É este bairro da zona norte da cidade que foi escolhido para acolher o piloto do projecto MAPAurbe, uma ferramenta de auto-governação que parte de um processo colaborativo de mapeamento urbano.
O orçamento é zero. A equipa de colaboradores são estudantes universitários e profissionais amigos que se engajaram. MAPAurbe é trabalho voluntário e colaborativo a vários níveis. Um projecto de empoderamento de uma comunidade que começa por fazê-la olhar-se a sí própria profundamente, dialogar e definir as suas prioridades a médio e longo prazo.

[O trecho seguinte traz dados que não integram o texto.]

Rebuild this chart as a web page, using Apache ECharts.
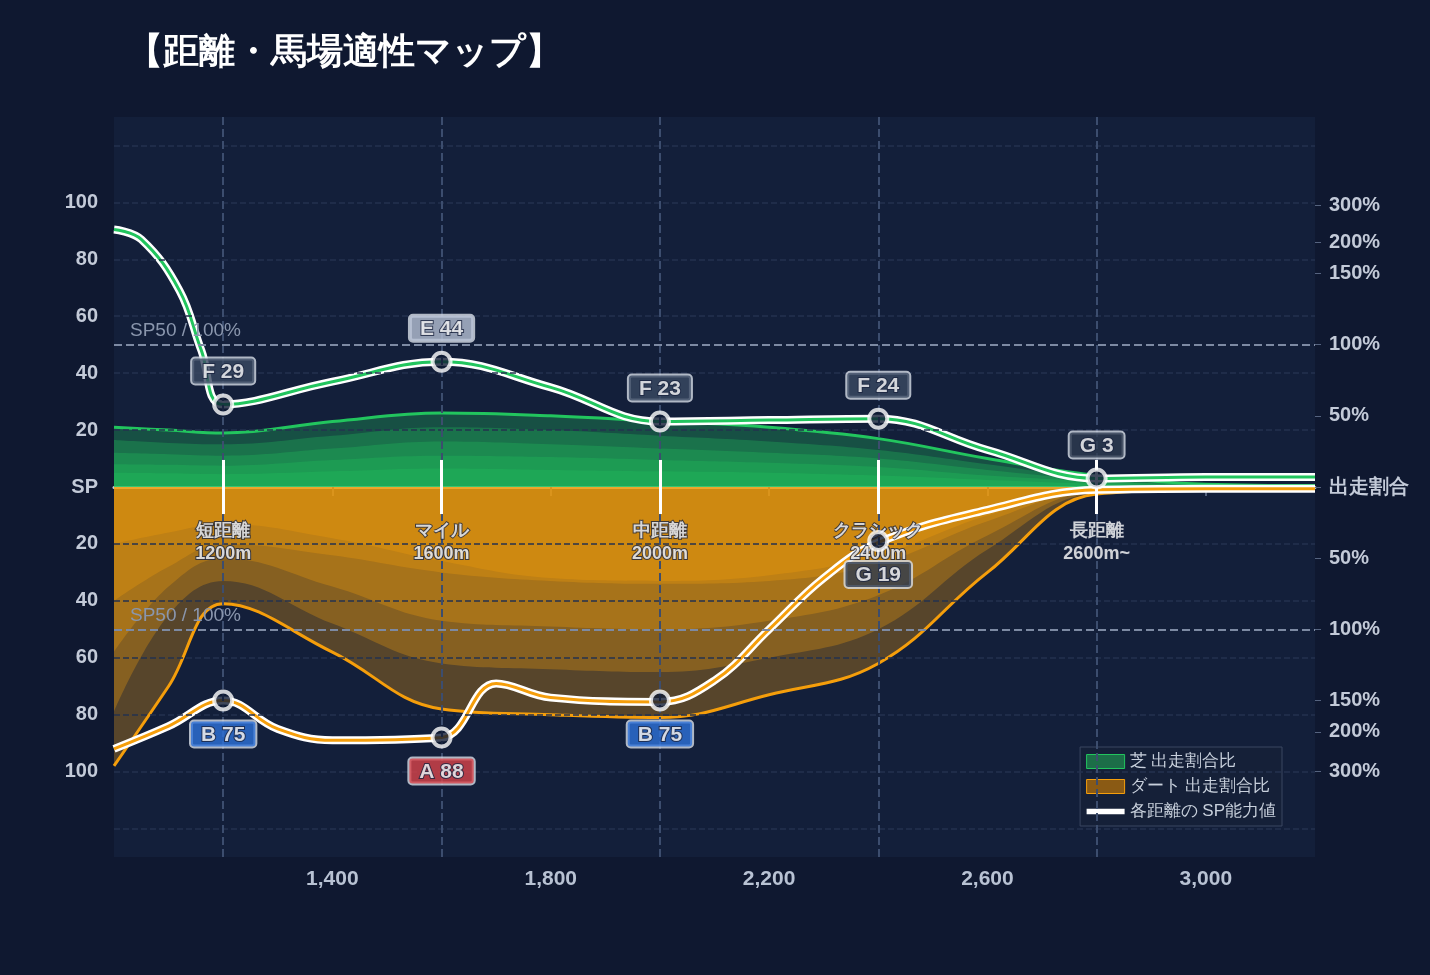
<!DOCTYPE html>
<html><head><meta charset="utf-8">
<script src="https://cdn.jsdelivr.net/npm/echarts@6/dist/echarts.min.js"></script>
<style>html,body{margin:0;background:#0f1830}#c{width:1430px;height:975px}</style>
</head><body><div id="c"></div>
<script>
const xs = [1000,1100,1200,1400,1600,1800,2000,2200,2400,2600,2800,3000,3200];
const turf1 = [21,20,19,23,26,25,23,21,17,10,4,1,0.5];
const turf2 = [16.5,15.5,15,18,21,20,18,16,13,8,3,1,0.5];
const turf3 = [12,11.5,11,13.5,16,15,13.5,12,10,6,2.5,0.8,0.4];
const turf4 = [8,7.8,7.5,9.5,11,10.5,9.5,8.5,7,4,2,0.6,0.3];
const turf5 = [5,4.8,4.5,5.5,6.5,6,5.5,5,4,2.5,1.2,0.4,0.2];
const dirt1 = [-20,-16,-13,-18,-26,-32,-33,-31,-24,-10,-1,-0.5,-0.3];
const dirt2 = [-40,-28,-20,-24,-30,-33,-34,-33,-27,-12,-1.2,-0.6,-0.4];
const dirt3 = [-58,-35,-25,-35,-47,-49,-50,-47,-38,-17,-1.5,-0.7,-0.5];
const dirt4 = [-79,-45,-33,-48,-62,-64,-65,-60,-50,-22,-2,-0.8,-0.6];
const dirt5 = [-98,-70,-41,-58,-78,-80,-81,-73,-62,-30,-2.5,-1,-0.7];
const turfSpX = [1000,1050,1120,1160,1200,1400,1600,1800,2000,2200,2400,2600,2800,3000,3200];
const turfSp  = [90.5,87,69,48,29,37,44,35,23,23.5,24,13,3,3.5,3.5];
const dirtSpX = [1000,1100,1200,1300,1400,1600,1700,1800,2000,2100,2200,2300,2400,2600,2800,3000,3200];
const dirtSp  = [-92,-84,-75,-85,-89,-88,-69,-74,-75.5,-68,-50,-32,-19.5,-8,-1,-0.6,-0.6];
const points = [[1200,29,'F 29'],[1600,44,'E 44'],[2000,23,'F 23'],[2400,24,'F 24'],[2800,3,'G 3'],
                [1200,-75,'B 75'],[1600,-88,'A 88'],[2000,-75,'B 75'],[2400,-19,'G 19']];
const zones = [[1200,'短距離\n1200m'],[1600,'マイル\n1600m'],[2000,'中距離\n2000m'],[2400,'クラシック\n2400m'],[2800,'長距離\n2600m~']];
const xTicks = [1400,1800,2200,2600,3000];
const leftTicks = [100,80,60,40,20,0,-20,-40,-60,-80,-100];
const rightVals = [99,86,75,50,25,0,-25,-50,-75,-86,-100];
const rightLabels = ['300%','200%','150%','100%','50%','出走割合','50%','100%','150%','200%','300%'];
const gradeBg = {A:'#d9434a',B:'#2e72d9',E:'#b6c0d4',F:'#3b4a63',G:'#2e3b50'};

const pair = (x,y)=>x.map((v,i)=>[v,y[i]]);
function area(name,data,color,op){
  return {type:'line',name,data:pair(xs,data),smooth:0.4,symbol:'none',
    lineStyle:{width:0},areaStyle:{color,opacity:op},z:1};
}
const series = [];
[turf1,turf2,turf3,turf4,turf5].forEach((d,i)=>series.push(area(i===0?'芝 出走割合比':'turf'+i,d,'#22c55e',0.3)));
series[0].lineStyle={width:3,color:'#22c55e'};
[dirt1,dirt2,dirt3,dirt4,dirt5].forEach((d,i)=>series.push(area(i===4?'ダート 出走割合比':'dirt'+i,d,'#f59e0b',0.3)));
series[9].lineStyle={width:3,color:'#f59e0b'};
function spLine(name,x,y,color){
  return [{type:'line',name,data:pair(x,y),smooth:0.4,symbol:'none',lineStyle:{width:8,color:'#ffffff'},z:3,color:'#fff'},
          {type:'line',name:name+'_c',data:pair(x,y),smooth:0.4,symbol:'none',lineStyle:{width:3,color},z:4}];
}
series.push(...spLine('各距離の SP能力値',turfSpX,turfSp,'#22c55e'));
series.push(...spLine('dirtsp',dirtSpX,dirtSp,'#f59e0b'));
// reference lines
series.push({type:'line',data:[],markLine:{silent:true,symbol:'none',
  data:[
    ...zones.map(z=>({xAxis:z[0],lineStyle:{type:'dashed',color:'#3c4d6e',width:2},label:{show:false}})),
    {yAxis:50,lineStyle:{type:'dashed',color:'#7d8aa3',width:2},label:{show:true,position:'insideStartTop',formatter:'SP50 / 100%',color:'#8a96ad',fontSize:19,distance:[16,4]}},
    {yAxis:-50,lineStyle:{type:'dashed',color:'#7d8aa3',width:2},label:{show:true,position:'insideStartTop',formatter:'SP50 / 100%',color:'#8a96ad',fontSize:19,distance:[16,4]}},
    ...zones.map(z=>[{coord:[z[0],9.5],lineStyle:{type:'solid',color:'#ffffff',width:3},label:{show:false}},{coord:[z[0],-9.5]}])
  ]},z:2});
series.push({type:'scatter',data:zones.map(z=>[z[0],-10,z[1]]),symbolSize:0,z:5,
  label:{show:true,position:'bottom',distance:4,formatter:p=>p.data[2],color:'#fff',fontSize:18,fontWeight:'bold',lineHeight:23,textBorderColor:'#1a2440',textBorderWidth:2}});
series.push({type:'scatter',z:10,symbol:'circle',symbolSize:18,
  itemStyle:{color:'#0f1a33',borderColor:'#fff',borderWidth:4},
  data:points.map(p=>({value:p,label:{
    position:(p[1]<0 ? 'bottom':'top'),distance:10,backgroundColor:gradeBg[p[2][0]]}})),
  label:{show:true,formatter:p=>p.data.value[2],color:'#fff',fontSize:21,fontWeight:'bold',
    borderColor:'#d8dee8',borderWidth:2,borderRadius:3,padding:[3,10,1,10],textBorderColor:'#1a2440',textBorderWidth:2}});

const chart = echarts.init(document.getElementById('c'));
chart.setOption({
  backgroundColor:'#0f1830',
  title:{text:'【距離・馬場適性マップ】',left:122,top:30,textStyle:{color:'#fff',fontSize:36,fontWeight:'bold'}},
  grid:{left:114,right:115,top:117,bottom:118,show:true,backgroundColor:'#131f3a',borderWidth:0},
  legend:{right:148,bottom:149,orient:'vertical',itemGap:8,itemWidth:38,itemHeight:14,
    backgroundColor:'#152038',borderColor:'#3a4660',borderWidth:1,padding:[6,6,6,6],
    textStyle:{color:'#c8d0dc',fontSize:17},
    data:[{name:'芝 出走割合比',icon:'rect',itemStyle:{color:'#1c6e48',borderColor:'#22c55e',borderWidth:1}},
          {name:'ダート 出走割合比',icon:'rect',itemStyle:{color:'#8a5a14',borderColor:'#f59e0b',borderWidth:1}},
          {name:'各距離の SP能力値',icon:'path://M0,0h40v6h-40z',itemStyle:{color:'#fff'}}]},
  xAxis:{type:'value',min:1000,max:3200,
    axisLine:{onZero:true,lineStyle:{color:'#c8ced8',width:3}},
    axisTick:{show:true,customValues:xTicks,length:9,inside:false,lineStyle:{color:'#55637f',width:2}},
    axisLabel:{customValues:xTicks,color:'#b8c2d3',fontSize:21,fontWeight:'bold',margin:12},
    splitLine:{show:false}},
  yAxis:[{type:'value',min:-130,max:130,
    axisLine:{show:false},axisTick:{show:false},
    axisLabel:{customValues:leftTicks,formatter:v=>v===0?'SP':Math.abs(v),color:'#c3cad8',fontSize:20,fontWeight:'bold',margin:16},
    splitLine:{show:false}},
    {type:'value',min:-130,max:130,position:'right',
    axisLine:{show:false},
    axisTick:{show:true,customValues:rightVals,length:6,lineStyle:{color:'#55637f'}},
    axisLabel:{customValues:rightVals,formatter:v=>rightLabels[rightVals.indexOf(v)]||'',
      color:'#c3cad8',fontSize:20,fontWeight:'bold',margin:14,
      rich:{}},
    splitLine:{show:false}}],
  series:[
    {type:'line',data:[],markLine:{silent:true,symbol:'none',label:{show:false},
      lineStyle:{type:'dashed',color:'#24324f',width:1.5},
      data:[120,100,80,60,40,20,-20,-40,-60,-80,-100,-120].map(v=>({yAxis:v}))},z:0},
    ...series]
});
</script></body></html>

A importância da participação social no desenvolvimento das cidades não é pauta recente. Fora do país ela alimenta e/ou resulta de uma infinidade de teorias, teses académicas, estudos, discussões, etc. E embora seja um método evitado por alguns administradores públicos – entre outras razões, por requerer tempo e uma série de procedimentos e metodologias - cada vez maior é o número de cidades que pelo mundo abraçam esta forma de governação que implica consultar, colaborar, empoderar e informar a população local.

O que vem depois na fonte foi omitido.